Mono compatibility: whichever method you use just be sure to check mono comparability as when you collapse pseudo-stereo back to mono you can easily find there are some embarrassing cancellations and half your line evaporates.

Why Stereo can be your enemy

Mr T says

Mr T says

Now in the rules above I said build stereo in the mix and not whilst Soloed. Great, but interestingly just about every preset and Chorus device defaults to a big wide stereo sound. Sounds great when that is the only sound but the mix muddies up really fast with everything happening out in the fringes with millions of complex swirly patterns. You you got it: Mush.

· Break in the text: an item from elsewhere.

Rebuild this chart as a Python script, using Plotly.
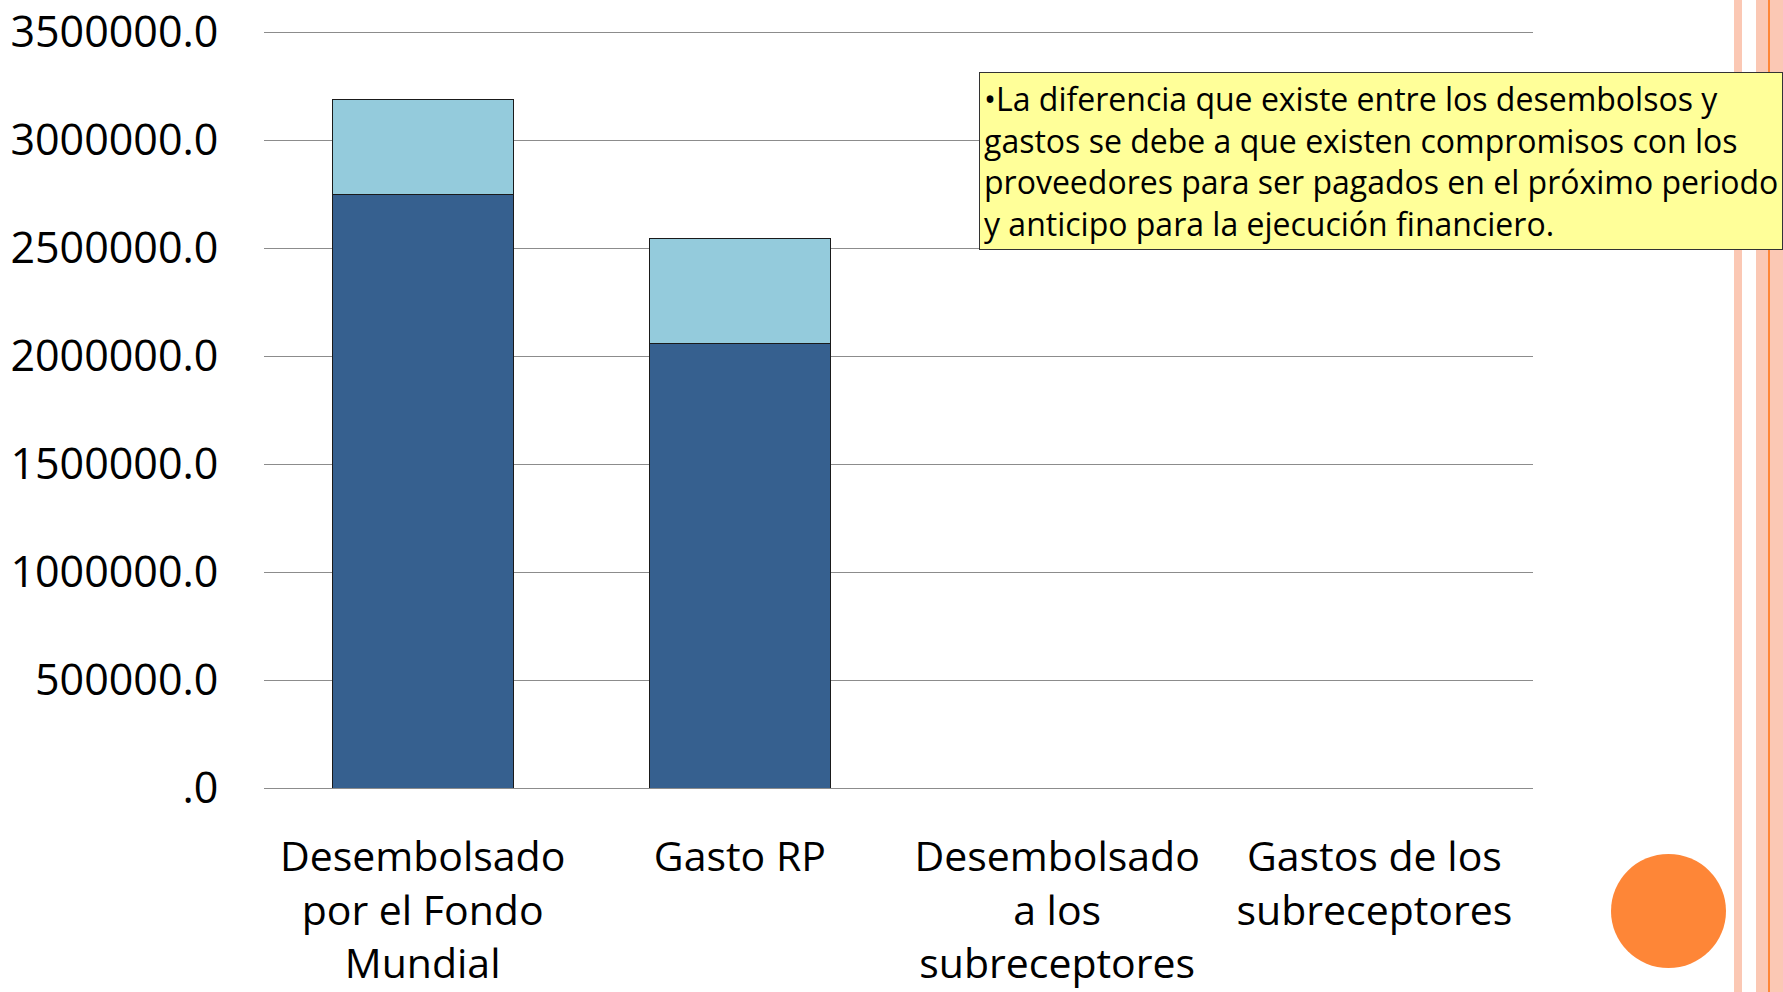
import plotly.graph_objects as go

# Categories and values
categories = [
    "Desembolsado<br>por el Fondo<br>Mundial",
    "Gasto RP",
    "Desembolsado<br>a los<br>subreceptores",
    "Gastos de los<br>subreceptores",
]
base_values = [2750000, 2057000, 0, 0]
top_values = [440000, 488000, 0, 0]

y_tickvals = [0, 500000, 1000000, 1500000, 2000000, 2500000, 3000000, 3500000]
y_ticktext = [".0", "500000.0", "1000000.0", "1500000.0", "2000000.0",
              "2500000.0", "3000000.0", "3500000.0"]

note_text = (
    "•La diferencia que existe entre los desembolsos y<br>"
    "gastos se debe a que existen compromisos con los<br>"
    "proveedores para ser pagados en el próximo periodo<br>"
    "y anticipo para la ejecución financiero."
)

W, H = 1783, 992
L, R, T, B = 264, 250, 28, 204
PW, PH = W - L - R, H - T - B


def px_x(x):
    return (x - L) / PW


def px_y(y):
    return (H - B - y) / PH


FONT = "Open Sans"

fig = go.Figure()

fig.add_trace(go.Bar(
    x=categories, y=base_values, name="Base",
    marker={"color": "#36608F", "line": {"color": "#1a1a1a", "width": 1}},
))
fig.add_trace(go.Bar(
    x=categories, y=top_values, name="Diferencia",
    marker={"color": "#94CBDC", "line": {"color": "#1a1a1a", "width": 1}},
))

# slide decorations: stripes on the right and orange circle
shapes = [
    dict(type="rect", xref="paper", yref="paper", x0=px_x(1734), x1=px_x(1742),
         y0=px_y(H + 5), y1=px_y(-5), fillcolor="#FBC8B4", line={"width": 0}, layer="below"),
    dict(type="rect", xref="paper", yref="paper", x0=px_x(1756), x1=px_x(W + 5),
         y0=px_y(H + 5), y1=px_y(-5), fillcolor="#FBC8B4", line={"width": 0}, layer="below"),
    dict(type="rect", xref="paper", yref="paper", x0=px_x(1768), x1=px_x(1770),
         y0=px_y(H + 5), y1=px_y(-5), fillcolor="#FE8637", line={"width": 0}, layer="below"),
    dict(type="circle", xref="paper", yref="paper", x0=px_x(1611), x1=px_x(1726),
         y0=px_y(968), y1=px_y(854), fillcolor="#FE8637", line={"width": 0}),
]

fig.update_layout(
    width=W,
    height=H,
    barmode="stack",
    bargap=0.43,
    showlegend=False,
    plot_bgcolor="white",
    paper_bgcolor="white",
    margin={"l": L, "r": R, "t": T, "b": B, "pad": 0},
    font={"family": FONT, "color": "black"},
    shapes=shapes,
    annotations=[
        dict(
            xref="paper", yref="paper", x=px_x(979), y=px_y(72),
            xanchor="left", yanchor="top", align="left",
            text=note_text, showarrow=False,
            font={"family": FONT, "size": 32, "color": "black"},
            bgcolor="#FFFF99", bordercolor="#333333", borderwidth=1, borderpad=4,
        )
    ],
)

fig.update_xaxes(
    tickfont={"size": 41, "family": FONT},
    ticks="outside", ticklen=33, tickcolor="rgba(0,0,0,0)",
    showline=False, showgrid=False, automargin=False,
)
fig.update_yaxes(
    range=[0, 3520000],
    tickvals=y_tickvals, ticktext=y_ticktext,
    tickfont={"size": 43, "family": FONT},
    ticks="outside", ticklen=36, tickcolor="rgba(0,0,0,0)",
    showgrid=True, gridcolor="#8C8C8C", gridwidth=1,
    zeroline=True, zerolinecolor="#8C8C8C", zerolinewidth=1,
    showline=False, automargin=False,
)

fig.write_html(
    "out.html",
    config={"displayModeBar": False},
    post_script=(
        "document.documentElement.style.overflow='hidden';"
        "document.body.style.margin='0';"
        "document.body.style.overflow='hidden';"
    ),
)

Thankfully most decent consoles with have a de-stereo knob called width, either turn it down or pull out the right wire so you can start with mono and only add width where your mix needs it. Note I didn’t say where you need it as I know you think you need stereo on everything and then a stereo widener effect to gum up the masters too.

K.I.S.S. – it’s up to you who you serve

I used to mix with one effect unit (an Alesis Quadraverb) for everything (EQ>Chorus>Delay>Reverb) and three Sub-Mixes from my Emu Emax II;

  1. Drums & Bass:  just a smidge
  2. Semi-Effected – half signal
  3. Full Mix – the full and proper effect mix

I had to decide if an instrument was one or the other. It was brutally simple but it worked. When I listen back to those mixes there is no sense of the music being inferior, matter of fact I think they sound “comfortable”. What I think this did was put almost all my chorusing and pseudo-stereoification into the one unit so that while most sounds in the mix were effected, they were effected in the same way.

Recently I have found myself doing something similar without realizing it. I have made some 70’s style reverb and delay units with delay lines and LFOs (using techniques from above yet not pushing the stereo thing). With just a pair of them on a couple of Send Busses my mixes seem nice, clear and open whilst being warm and comfortable.

Maybe I wouldn’t record a symphony this way (but not likely to need to try as von Karajan doesn’t take my calls, seems being dead has made him less than sociable these days). But hey, an orchestra does exactly this already as there is just one effect unit adding stereoness and that is the room.